At the time of this publication, 1894, Rev Dr Paton has been protesting to the Colonial Office and has also been trying to enlist the sympathies of the people of Great Britain through missionary meetings.  He describes Polynesian labour engagements in Queensland as “so terrible a nature that if true would demand the intervention of the Imperial Government”.  Rev Dr Paton claims that the Kanaka Labour business “has been demoralising and ruinous to all connected with it” and that “the atrocious crimes and murders connected with the traffıc are a disgrace to humanity and to all Queensland”.   He claims that “their long hours of labour and hard work and changed circumstances of food, clothing and houses, have caused unexampled mortality amongst the Kanakas” and “that when they died they were buried like dogs”.  Rev Dr Paton asserts that “dreadful immorality was encouraged amongst them” that “the cruel oppression and bloodshed cry to Heaven for vengeance” and that “it is the worst kind of slavery”.

The author Maurice Hume Black, Special Agent to the Queensland Government, sets out to contradict Rev Dr Paton’s description of conditions and asserts that they are based on out-dated knowledge of conditions and are no longer accurate. He claims that Rev Dr Paton’s ” has not paid even a flying trip to the sugar plantations of Queensland during the past decade.”  To make his case Maurice Hume Black quotes a series of officials who contradict Rev Dr Paton’s assertions.  For example, Rear Admiral Lord Charles Scott, C.B., Commander-in-Chief of the Australian Squadron of the Royal Navy claims that “no fault was to be found with the recruiting system since 1885, and that he cannot, after careful consideration, condemn it” while Sir Samuel Griffıth, Chief Justice and formerly Premier of Queensland, states that “no serious complaints of kidnapping have been made since 1885, and the abuses of former days have long since come to an end.”

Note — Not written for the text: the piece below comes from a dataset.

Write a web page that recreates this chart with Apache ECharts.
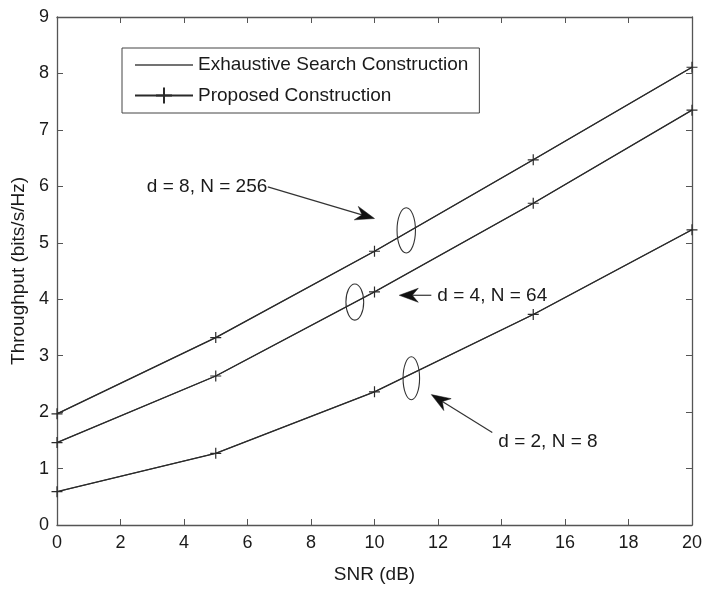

The great benefits of the sugar industry to Queensland are also brought into the argument to support the benefits of Polynesian labour engagements.  It is stated that the sugar industry “has given employment to nearly 30,000 European managers, overseers, mill hands, ploughmen, artisans, &c. It has cleared the ground of jungle and brought under cultivation 50,000 acres of the Delta and coast lands of the colony ; has given an impetus to maize growing, to horse-breeding, to cattle raising on the seaside of the coast range ; has started foundries and engineering establishments  in all sugar centres; has built up a fleet of coastal steamers second to none in speed and accommodation”.  Significant emphasis is also placed on the importance of the religious instruction received by labourers.  Maurice Hume Black gives extensive examples of efforts to improve the moral welfare of the islanders.   These include the views of Mrs Donaldson, the wife of a planter at Mackay, who wrote to the “Australian Christian World” “My labour of love has been a very encouraging and pleasant one. I believe that the “boys” are easier to win and that mission work is consequently more successful here than in their own islands, and for this reason, that they are away from their heathenish prejudices and superstitions. I had a letter from a missionary (in the Solomon Islands) quite lately, and he spoke of the good behaviour of some boys returned from Queensland.”

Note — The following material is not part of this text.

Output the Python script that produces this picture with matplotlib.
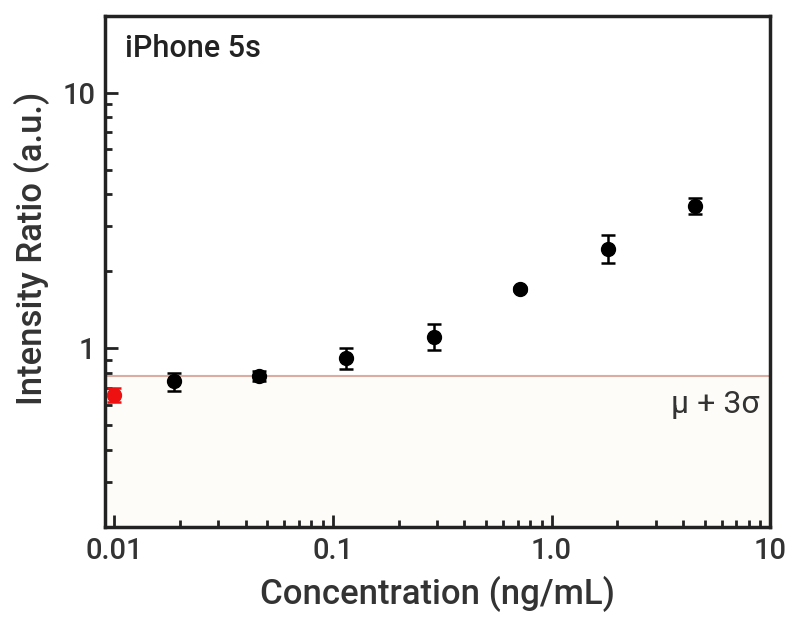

Perhaps one of the most disturbing quotes in this publication are those designed to show that the mortality rates suggested by Rev Dr Paton are exaggerated.  Maurice Hume Black quotes from a speech delivered in the Queensland Legislative Assembly by D. H. Dalrymple, Esq., M.L.A., on 7th April, 1892.

“It is ridiculous to compare the death rate of Polynesians in the Colony with the death rate among Europeans unless you can show that the death rate of Polynesians under normal conditions when they are in their own islands is the same as the death rate amongst Europeans in the Colony.

In Tonga in 1847 there were some 40,000 people, now there are 10,000.

In the Society Islands in Captain Cook’s time the population was put down at 68,000, now there are 9,000. There are no planters there but there are missionaries.

In the Marquesas islands in 1870 there were 50,000 natives, in 1879 there were 4,000.

At Anietam in the New Hebrides there were 12,000 people twenty-fıve years ago. There are missionaries there and the population now is 2,000.

Take the Maoris. They are a declining race. The Tasmanian is practically extinct. The Australian Aboriginal is rapidly becoming so.  In the islands where the conditions are normal and favourable where they have missionaries, where they have no violent wars and no recruiting these people are declining.”

This book review is part of an ongoing series by State Library staff who have volunteered to review heritage collection materials about labourers who were brought to Queensland from the South Sea islands beginning in 1863.